Segment bank customers into clusters based on their demographics and relationship with the bank.
Identify high-value customers within the segmentation to provide them with priority service.
Leverage insights from clusters to better understand customers and develop personalized marketing.

Methodology

The datasets were cleaned, processed and transformed using R. The following libraries were used:

tidyverse
skimr
janitor
lubridate
ggplot2

Phases

Ask Phase
- Define Task/Objectives
Prepare Phase
- Import dataset as Dataframe
- Datatypes and Descriptive Statistics
Process Phase
- Missing Values
- Duplicate Values
- Outliers
- Create and Transform Columns
Analyze Phase
- Standardize Dataset
- Determine Optimal K Clusters (Elbow Plot)
- Perform K-Means Clustering
- Cluster Analysis
- Cluster Insights
- Identify High-Value Customers Cluster
- Personalized Marketing Recommendations

K-means clustering

This project uses K-means clustering to segment customers into clusters. K-means clustering groups similar data into clusters using euclidean distance. i.e. it uses the principle that similar points have smaller euclidean distance. First we determined the optimal number of K clusters using an Elbow Plot.
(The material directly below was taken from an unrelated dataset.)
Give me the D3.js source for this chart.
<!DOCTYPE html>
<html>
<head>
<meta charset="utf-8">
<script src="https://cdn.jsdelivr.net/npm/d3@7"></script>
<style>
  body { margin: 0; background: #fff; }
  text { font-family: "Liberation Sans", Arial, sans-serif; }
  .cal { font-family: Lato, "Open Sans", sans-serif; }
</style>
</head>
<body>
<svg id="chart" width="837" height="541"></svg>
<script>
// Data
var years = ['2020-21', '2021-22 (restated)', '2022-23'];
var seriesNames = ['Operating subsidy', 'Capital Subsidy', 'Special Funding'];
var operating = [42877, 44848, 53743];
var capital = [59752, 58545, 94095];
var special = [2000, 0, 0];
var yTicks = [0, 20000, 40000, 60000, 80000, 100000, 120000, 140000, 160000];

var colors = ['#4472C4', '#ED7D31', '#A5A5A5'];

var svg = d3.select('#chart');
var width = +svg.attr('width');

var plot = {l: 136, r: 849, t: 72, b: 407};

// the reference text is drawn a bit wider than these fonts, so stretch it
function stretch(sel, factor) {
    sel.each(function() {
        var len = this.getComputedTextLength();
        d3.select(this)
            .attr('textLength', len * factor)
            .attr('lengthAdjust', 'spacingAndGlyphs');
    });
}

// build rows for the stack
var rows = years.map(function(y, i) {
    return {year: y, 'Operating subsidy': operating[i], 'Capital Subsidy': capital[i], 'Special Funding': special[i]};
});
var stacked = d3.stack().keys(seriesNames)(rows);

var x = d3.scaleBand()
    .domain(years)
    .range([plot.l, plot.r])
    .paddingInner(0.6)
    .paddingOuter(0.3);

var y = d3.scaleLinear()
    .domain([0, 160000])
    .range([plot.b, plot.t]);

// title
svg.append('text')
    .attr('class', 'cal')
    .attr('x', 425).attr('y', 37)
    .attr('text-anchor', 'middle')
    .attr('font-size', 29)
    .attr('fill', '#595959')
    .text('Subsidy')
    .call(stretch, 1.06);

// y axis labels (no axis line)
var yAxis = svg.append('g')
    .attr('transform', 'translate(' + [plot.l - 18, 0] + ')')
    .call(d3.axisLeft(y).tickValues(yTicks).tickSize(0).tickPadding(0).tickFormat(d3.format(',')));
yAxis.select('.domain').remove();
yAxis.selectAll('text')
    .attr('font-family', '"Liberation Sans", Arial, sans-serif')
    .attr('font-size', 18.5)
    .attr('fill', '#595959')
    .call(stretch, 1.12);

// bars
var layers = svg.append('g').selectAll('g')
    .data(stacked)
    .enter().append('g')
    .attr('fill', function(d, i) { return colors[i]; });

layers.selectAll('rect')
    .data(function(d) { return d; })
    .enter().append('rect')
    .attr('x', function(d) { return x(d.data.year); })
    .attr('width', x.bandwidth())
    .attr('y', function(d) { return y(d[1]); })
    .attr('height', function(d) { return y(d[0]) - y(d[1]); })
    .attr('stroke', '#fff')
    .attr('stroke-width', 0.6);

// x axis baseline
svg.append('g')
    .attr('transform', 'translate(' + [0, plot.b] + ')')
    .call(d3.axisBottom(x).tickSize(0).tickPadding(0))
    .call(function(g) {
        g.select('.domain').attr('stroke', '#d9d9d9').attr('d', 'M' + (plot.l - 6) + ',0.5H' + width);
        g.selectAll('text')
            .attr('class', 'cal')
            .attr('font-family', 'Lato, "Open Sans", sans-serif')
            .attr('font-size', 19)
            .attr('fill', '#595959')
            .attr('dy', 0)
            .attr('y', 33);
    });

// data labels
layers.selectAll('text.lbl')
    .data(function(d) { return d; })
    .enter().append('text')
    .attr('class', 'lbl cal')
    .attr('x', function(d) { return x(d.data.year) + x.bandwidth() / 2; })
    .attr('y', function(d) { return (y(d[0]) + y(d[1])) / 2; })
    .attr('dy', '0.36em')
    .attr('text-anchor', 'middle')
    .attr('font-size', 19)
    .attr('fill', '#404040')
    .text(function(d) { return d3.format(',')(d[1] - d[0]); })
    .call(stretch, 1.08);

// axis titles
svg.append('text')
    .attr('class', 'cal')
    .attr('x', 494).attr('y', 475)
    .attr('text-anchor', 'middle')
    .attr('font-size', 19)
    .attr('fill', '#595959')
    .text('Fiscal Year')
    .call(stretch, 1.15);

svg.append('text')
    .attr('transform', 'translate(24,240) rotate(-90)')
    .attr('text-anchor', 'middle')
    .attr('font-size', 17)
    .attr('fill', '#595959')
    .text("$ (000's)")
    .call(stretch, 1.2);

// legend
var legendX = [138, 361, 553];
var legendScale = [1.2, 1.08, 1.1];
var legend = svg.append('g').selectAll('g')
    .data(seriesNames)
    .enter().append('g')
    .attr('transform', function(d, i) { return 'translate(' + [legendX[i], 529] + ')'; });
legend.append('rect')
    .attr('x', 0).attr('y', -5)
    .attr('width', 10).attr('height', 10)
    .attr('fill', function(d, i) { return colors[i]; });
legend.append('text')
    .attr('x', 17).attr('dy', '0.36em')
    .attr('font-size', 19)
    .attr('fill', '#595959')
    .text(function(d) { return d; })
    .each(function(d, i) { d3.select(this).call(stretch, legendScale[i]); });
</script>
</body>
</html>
The we performed k-means cluster using the kmeans() function in R. This function performed the following steps:

Randomly Pick k Centroids/Centers
Assign each data point to the centroid its closest to (determined by euclidean distance) forming cluster
Compute new centroid of each cluster (by calculating the mean of each cluster)
Repeat steps 2 and 3 several times (choosing a new centroid and assignment data points) until cluster memberships no longer change (i.e. the Sum of Squared Errors (SSE) between the data points and centroid is minimized).